__Work required__.
Go through the data below and copy it exactly, skipping every picture.

__Supplied material__.

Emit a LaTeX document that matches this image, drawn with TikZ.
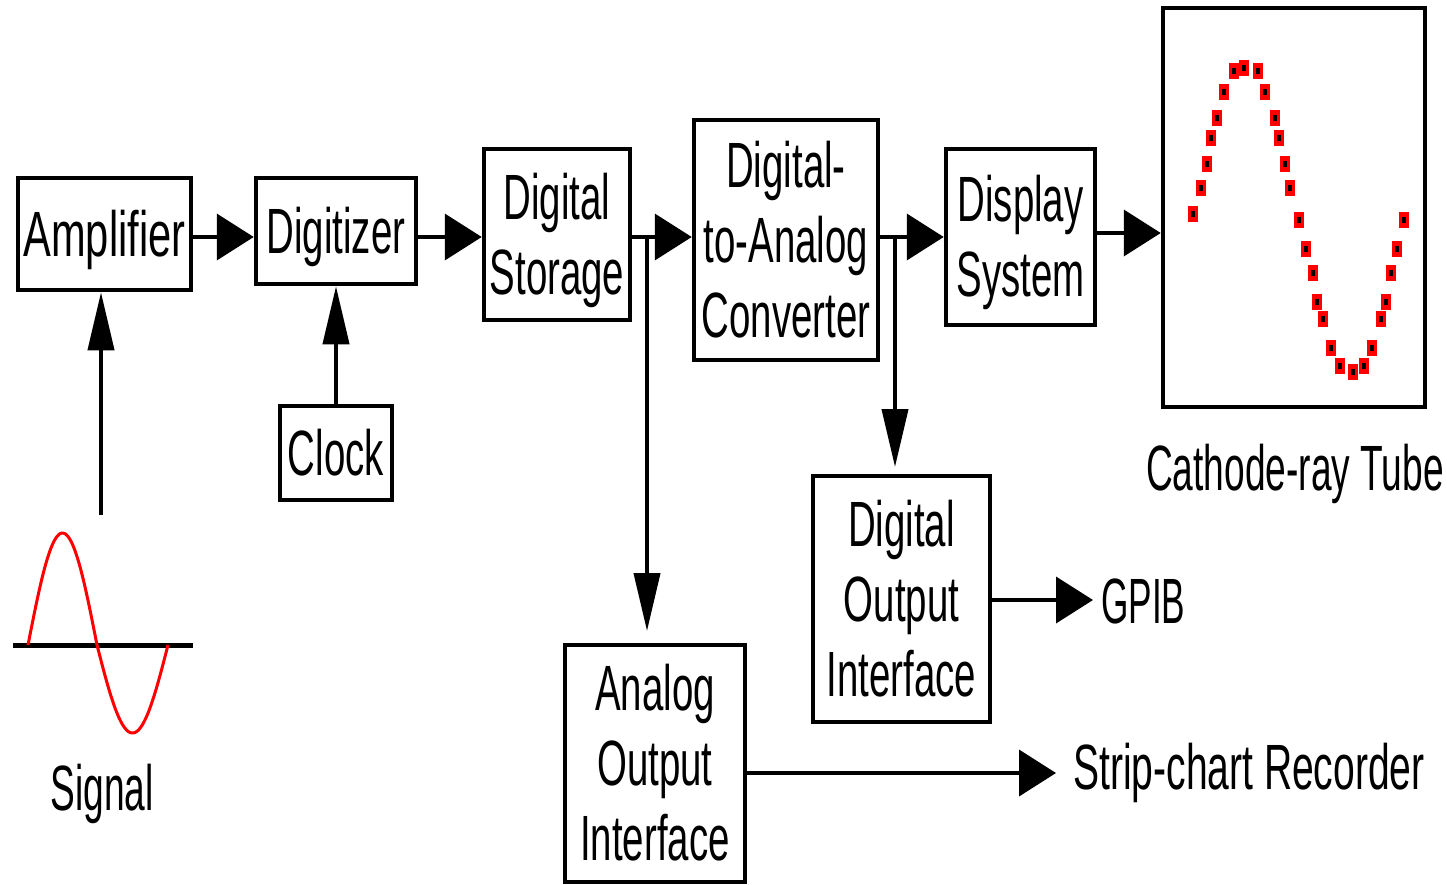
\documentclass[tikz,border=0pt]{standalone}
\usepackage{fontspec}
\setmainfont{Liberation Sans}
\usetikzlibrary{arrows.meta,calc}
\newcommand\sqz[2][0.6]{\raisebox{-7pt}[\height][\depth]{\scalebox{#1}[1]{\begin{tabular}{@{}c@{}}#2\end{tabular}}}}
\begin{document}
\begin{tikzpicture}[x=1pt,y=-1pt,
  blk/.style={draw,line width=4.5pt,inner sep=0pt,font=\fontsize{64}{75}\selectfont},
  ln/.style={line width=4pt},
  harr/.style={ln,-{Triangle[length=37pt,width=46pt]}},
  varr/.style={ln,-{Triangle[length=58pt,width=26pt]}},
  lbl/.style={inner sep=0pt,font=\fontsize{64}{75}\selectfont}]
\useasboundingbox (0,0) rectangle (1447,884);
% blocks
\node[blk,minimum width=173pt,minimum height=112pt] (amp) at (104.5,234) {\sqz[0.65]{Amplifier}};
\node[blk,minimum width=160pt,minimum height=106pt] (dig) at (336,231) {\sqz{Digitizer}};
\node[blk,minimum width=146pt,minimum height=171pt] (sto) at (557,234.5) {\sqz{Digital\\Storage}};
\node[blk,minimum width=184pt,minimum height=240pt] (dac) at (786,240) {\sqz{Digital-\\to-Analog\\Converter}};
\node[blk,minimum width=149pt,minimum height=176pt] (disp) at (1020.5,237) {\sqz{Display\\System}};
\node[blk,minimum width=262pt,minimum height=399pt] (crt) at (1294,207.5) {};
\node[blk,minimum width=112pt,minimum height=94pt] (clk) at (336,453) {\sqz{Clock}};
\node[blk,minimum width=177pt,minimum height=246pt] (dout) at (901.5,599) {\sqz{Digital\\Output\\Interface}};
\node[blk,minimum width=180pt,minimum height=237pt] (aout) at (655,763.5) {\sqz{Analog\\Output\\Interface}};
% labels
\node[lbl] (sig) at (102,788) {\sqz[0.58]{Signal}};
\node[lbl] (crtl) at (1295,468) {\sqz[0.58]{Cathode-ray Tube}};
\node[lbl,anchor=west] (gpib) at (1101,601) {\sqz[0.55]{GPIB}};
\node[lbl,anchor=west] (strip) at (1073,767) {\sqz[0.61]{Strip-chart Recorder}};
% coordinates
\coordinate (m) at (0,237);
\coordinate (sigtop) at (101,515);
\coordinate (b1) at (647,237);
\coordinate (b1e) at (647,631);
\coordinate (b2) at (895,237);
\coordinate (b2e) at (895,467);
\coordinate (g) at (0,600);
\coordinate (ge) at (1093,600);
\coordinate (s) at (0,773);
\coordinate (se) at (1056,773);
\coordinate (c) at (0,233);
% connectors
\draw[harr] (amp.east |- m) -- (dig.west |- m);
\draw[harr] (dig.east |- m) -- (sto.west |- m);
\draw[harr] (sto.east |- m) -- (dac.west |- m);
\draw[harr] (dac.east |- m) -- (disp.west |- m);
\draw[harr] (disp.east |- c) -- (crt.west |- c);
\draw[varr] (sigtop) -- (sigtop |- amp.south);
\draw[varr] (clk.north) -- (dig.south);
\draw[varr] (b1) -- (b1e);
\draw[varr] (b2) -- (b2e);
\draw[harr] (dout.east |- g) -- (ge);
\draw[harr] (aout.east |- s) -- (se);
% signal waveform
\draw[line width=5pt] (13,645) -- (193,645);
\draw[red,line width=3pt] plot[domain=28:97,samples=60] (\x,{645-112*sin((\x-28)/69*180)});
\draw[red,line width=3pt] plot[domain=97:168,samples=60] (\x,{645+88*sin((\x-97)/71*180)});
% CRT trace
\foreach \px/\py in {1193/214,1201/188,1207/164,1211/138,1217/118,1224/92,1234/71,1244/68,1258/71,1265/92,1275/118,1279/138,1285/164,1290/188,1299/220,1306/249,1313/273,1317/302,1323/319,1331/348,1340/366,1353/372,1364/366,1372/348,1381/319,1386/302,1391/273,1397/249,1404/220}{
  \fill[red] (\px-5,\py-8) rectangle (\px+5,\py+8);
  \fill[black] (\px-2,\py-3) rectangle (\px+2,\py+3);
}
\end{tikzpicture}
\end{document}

__Written reply__.
Emit a LaTeX document that matches this image, drawn with TikZ.
\documentclass[tikz,border=0pt]{standalone}
\usepackage{fontspec}
\setmainfont{Liberation Sans}
\usetikzlibrary{arrows.meta,calc}
\newcommand\sqz[2][0.6]{\raisebox{-7pt}[\height][\depth]{\scalebox{#1}[1]{\begin{tabular}{@{}c@{}}#2\end{tabular}}}}
\begin{document}
\begin{tikzpicture}[x=1pt,y=-1pt,
  blk/.style={draw,line width=4.5pt,inner sep=0pt,font=\fontsize{64}{75}\selectfont},
  ln/.style={line width=4pt},
  harr/.style={ln,-{Triangle[length=37pt,width=46pt]}},
  varr/.style={ln,-{Triangle[length=58pt,width=26pt]}},
  lbl/.style={inner sep=0pt,font=\fontsize{64}{75}\selectfont}]
\useasboundingbox (0,0) rectangle (1447,884);
% blocks
\node[blk,minimum width=173pt,minimum height=112pt] (amp) at (104.5,234) {\sqz[0.65]{Amplifier}};
\node[blk,minimum width=160pt,minimum height=106pt] (dig) at (336,231) {\sqz{Digitizer}};
\node[blk,minimum width=146pt,minimum height=171pt] (sto) at (557,234.5) {\sqz{Digital\\Storage}};
\node[blk,minimum width=184pt,minimum height=240pt] (dac) at (786,240) {\sqz{Digital-\\to-Analog\\Converter}};
\node[blk,minimum width=149pt,minimum height=176pt] (disp) at (1020.5,237) {\sqz{Display\\System}};
\node[blk,minimum width=262pt,minimum height=399pt] (crt) at (1294,207.5) {};
\node[blk,minimum width=112pt,minimum height=94pt] (clk) at (336,453) {\sqz{Clock}};
\node[blk,minimum width=177pt,minimum height=246pt] (dout) at (901.5,599) {\sqz{Digital\\Output\\Interface}};
\node[blk,minimum width=180pt,minimum height=237pt] (aout) at (655,763.5) {\sqz{Analog\\Output\\Interface}};
% labels
\node[lbl] (sig) at (102,788) {\sqz[0.58]{Signal}};
\node[lbl] (crtl) at (1295,468) {\sqz[0.58]{Cathode-ray Tube}};
\node[lbl,anchor=west] (gpib) at (1101,601) {\sqz[0.55]{GPIB}};
\node[lbl,anchor=west] (strip) at (1073,767) {\sqz[0.61]{Strip-chart Recorder}};
% coordinates
\coordinate (m) at (0,237);
\coordinate (sigtop) at (101,515);
\coordinate (b1) at (647,237);
\coordinate (b1e) at (647,631);
\coordinate (b2) at (895,237);
\coordinate (b2e) at (895,467);
\coordinate (g) at (0,600);
\coordinate (ge) at (1093,600);
\coordinate (s) at (0,773);
\coordinate (se) at (1056,773);
\coordinate (c) at (0,233);
% connectors
\draw[harr] (amp.east |- m) -- (dig.west |- m);
\draw[harr] (dig.east |- m) -- (sto.west |- m);
\draw[harr] (sto.east |- m) -- (dac.west |- m);
\draw[harr] (dac.east |- m) -- (disp.west |- m);
\draw[harr] (disp.east |- c) -- (crt.west |- c);
\draw[varr] (sigtop) -- (sigtop |- amp.south);
\draw[varr] (clk.north) -- (dig.south);
\draw[varr] (b1) -- (b1e);
\draw[varr] (b2) -- (b2e);
\draw[harr] (dout.east |- g) -- (ge);
\draw[harr] (aout.east |- s) -- (se);
% signal waveform
\draw[line width=5pt] (13,645) -- (193,645);
\draw[red,line width=3pt] plot[domain=28:97,samples=60] (\x,{645-112*sin((\x-28)/69*180)});
\draw[red,line width=3pt] plot[domain=97:168,samples=60] (\x,{645+88*sin((\x-97)/71*180)});
% CRT trace
\foreach \px/\py in {1193/214,1201/188,1207/164,1211/138,1217/118,1224/92,1234/71,1244/68,1258/71,1265/92,1275/118,1279/138,1285/164,1290/188,1299/220,1306/249,1313/273,1317/302,1323/319,1331/348,1340/366,1353/372,1364/366,1372/348,1381/319,1386/302,1391/273,1397/249,1404/220}{
  \fill[red] (\px-5,\py-8) rectangle (\px+5,\py+8);
  \fill[black] (\px-2,\py-3) rectangle (\px+2,\py+3);
}
\end{tikzpicture}
\end{document}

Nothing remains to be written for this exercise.